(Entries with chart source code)
....

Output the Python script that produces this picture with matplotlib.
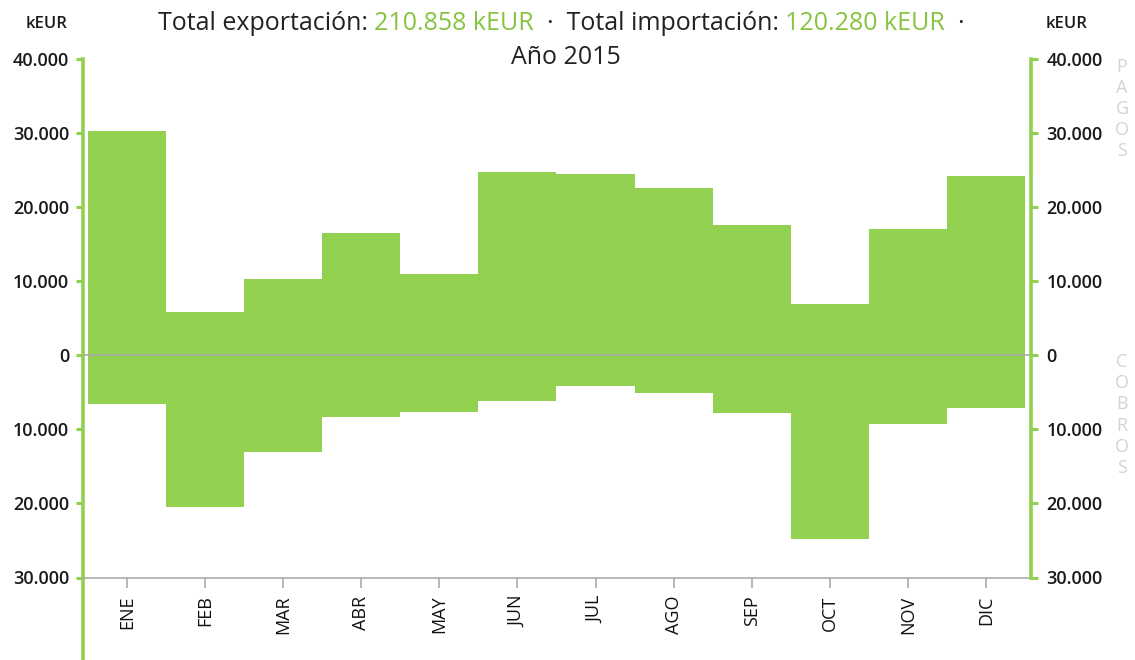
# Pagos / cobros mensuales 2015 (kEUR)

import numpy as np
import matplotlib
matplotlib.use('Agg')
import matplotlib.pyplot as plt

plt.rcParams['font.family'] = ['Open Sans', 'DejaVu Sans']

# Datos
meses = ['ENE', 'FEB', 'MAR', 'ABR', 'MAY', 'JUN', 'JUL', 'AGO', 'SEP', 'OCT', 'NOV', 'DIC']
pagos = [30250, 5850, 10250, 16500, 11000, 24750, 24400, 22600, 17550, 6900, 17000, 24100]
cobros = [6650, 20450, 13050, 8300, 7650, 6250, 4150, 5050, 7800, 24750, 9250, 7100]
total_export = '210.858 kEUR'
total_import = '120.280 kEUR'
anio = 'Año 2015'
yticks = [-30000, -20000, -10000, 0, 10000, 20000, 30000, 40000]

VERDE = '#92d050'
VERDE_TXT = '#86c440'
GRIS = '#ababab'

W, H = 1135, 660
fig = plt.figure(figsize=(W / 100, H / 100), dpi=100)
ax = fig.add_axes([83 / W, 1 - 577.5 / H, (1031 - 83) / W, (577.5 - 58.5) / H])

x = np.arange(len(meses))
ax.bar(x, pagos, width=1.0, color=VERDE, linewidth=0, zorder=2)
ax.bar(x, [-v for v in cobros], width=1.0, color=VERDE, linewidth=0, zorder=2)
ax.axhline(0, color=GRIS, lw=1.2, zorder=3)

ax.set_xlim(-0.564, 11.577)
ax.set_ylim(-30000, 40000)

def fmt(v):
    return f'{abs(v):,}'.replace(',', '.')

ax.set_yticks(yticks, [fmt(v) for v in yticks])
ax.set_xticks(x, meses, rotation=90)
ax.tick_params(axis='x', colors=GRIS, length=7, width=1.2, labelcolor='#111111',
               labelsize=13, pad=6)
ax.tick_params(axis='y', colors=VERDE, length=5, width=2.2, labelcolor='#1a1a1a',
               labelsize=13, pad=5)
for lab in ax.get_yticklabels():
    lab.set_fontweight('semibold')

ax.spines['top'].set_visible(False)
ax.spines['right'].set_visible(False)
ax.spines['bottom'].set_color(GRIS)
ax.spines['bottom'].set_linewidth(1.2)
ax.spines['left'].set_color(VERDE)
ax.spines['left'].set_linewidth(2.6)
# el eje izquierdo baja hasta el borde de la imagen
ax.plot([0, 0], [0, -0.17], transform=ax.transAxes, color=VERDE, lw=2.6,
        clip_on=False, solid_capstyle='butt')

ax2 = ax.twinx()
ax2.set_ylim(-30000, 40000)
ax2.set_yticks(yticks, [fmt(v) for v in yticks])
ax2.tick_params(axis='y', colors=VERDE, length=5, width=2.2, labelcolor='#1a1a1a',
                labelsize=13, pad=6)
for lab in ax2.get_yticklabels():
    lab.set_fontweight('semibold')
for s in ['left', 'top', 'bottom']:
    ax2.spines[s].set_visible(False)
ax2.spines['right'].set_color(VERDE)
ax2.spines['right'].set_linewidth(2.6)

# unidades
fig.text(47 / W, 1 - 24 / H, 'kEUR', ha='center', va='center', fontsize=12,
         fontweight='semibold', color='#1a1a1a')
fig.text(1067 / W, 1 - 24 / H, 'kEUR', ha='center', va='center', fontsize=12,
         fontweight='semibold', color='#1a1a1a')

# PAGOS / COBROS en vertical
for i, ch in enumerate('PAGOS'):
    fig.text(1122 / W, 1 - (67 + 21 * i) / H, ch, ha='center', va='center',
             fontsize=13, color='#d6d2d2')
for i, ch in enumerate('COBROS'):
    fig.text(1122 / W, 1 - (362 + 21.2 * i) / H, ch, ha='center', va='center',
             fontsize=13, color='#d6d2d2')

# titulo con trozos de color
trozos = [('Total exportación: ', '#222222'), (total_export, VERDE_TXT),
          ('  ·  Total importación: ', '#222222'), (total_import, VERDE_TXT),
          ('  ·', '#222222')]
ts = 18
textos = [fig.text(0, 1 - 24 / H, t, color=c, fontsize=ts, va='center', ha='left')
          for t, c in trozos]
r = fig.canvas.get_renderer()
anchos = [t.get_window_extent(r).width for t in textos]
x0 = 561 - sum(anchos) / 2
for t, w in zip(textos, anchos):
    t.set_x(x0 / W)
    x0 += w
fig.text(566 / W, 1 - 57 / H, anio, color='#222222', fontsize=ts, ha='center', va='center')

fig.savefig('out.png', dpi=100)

....

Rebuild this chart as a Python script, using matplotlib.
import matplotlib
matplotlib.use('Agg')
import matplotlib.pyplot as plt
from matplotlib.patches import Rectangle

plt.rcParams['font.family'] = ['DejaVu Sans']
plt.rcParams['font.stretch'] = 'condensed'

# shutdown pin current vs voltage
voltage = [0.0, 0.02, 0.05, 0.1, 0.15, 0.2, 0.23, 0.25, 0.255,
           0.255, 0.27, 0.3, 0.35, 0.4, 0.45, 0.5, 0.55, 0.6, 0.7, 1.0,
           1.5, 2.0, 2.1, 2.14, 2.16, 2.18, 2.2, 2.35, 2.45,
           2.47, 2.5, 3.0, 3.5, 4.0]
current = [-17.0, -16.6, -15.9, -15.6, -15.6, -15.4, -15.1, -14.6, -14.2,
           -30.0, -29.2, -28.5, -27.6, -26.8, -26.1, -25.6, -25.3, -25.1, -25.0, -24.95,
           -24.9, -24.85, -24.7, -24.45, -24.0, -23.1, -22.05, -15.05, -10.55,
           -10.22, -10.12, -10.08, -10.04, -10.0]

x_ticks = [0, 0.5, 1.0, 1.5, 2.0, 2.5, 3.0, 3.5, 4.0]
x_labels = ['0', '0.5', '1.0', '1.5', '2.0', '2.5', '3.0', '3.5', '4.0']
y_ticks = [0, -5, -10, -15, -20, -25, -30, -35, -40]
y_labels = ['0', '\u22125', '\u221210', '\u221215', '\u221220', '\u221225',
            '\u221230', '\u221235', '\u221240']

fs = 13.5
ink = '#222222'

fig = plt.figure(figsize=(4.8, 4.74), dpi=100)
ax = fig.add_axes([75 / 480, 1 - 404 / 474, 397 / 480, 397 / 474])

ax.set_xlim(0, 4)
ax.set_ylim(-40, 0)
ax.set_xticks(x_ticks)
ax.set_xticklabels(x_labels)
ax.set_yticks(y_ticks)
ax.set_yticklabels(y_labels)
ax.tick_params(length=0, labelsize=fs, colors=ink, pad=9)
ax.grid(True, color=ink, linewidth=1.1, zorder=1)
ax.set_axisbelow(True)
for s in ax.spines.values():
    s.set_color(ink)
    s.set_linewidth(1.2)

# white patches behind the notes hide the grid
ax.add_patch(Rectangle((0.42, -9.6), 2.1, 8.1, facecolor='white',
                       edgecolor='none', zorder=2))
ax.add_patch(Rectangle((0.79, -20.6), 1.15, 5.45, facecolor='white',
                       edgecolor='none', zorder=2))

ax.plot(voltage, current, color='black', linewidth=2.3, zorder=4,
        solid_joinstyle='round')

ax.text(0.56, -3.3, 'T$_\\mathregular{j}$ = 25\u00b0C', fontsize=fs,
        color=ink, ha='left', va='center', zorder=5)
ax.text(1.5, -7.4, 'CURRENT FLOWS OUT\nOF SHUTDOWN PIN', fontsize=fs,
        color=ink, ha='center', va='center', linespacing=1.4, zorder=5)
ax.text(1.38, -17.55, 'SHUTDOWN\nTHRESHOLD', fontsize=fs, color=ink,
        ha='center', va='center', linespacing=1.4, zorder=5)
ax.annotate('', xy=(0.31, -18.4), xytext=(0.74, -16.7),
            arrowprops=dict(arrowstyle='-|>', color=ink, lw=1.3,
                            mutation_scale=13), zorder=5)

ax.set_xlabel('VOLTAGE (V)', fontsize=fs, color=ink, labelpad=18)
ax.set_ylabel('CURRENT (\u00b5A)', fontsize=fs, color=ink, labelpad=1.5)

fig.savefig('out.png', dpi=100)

....

Task to complete
Gather all lines where the word "Python" appears.

Result of the exercise
Output the Python script that produces this picture with matplotlib.
Rebuild this chart as a Python script, using matplotlib.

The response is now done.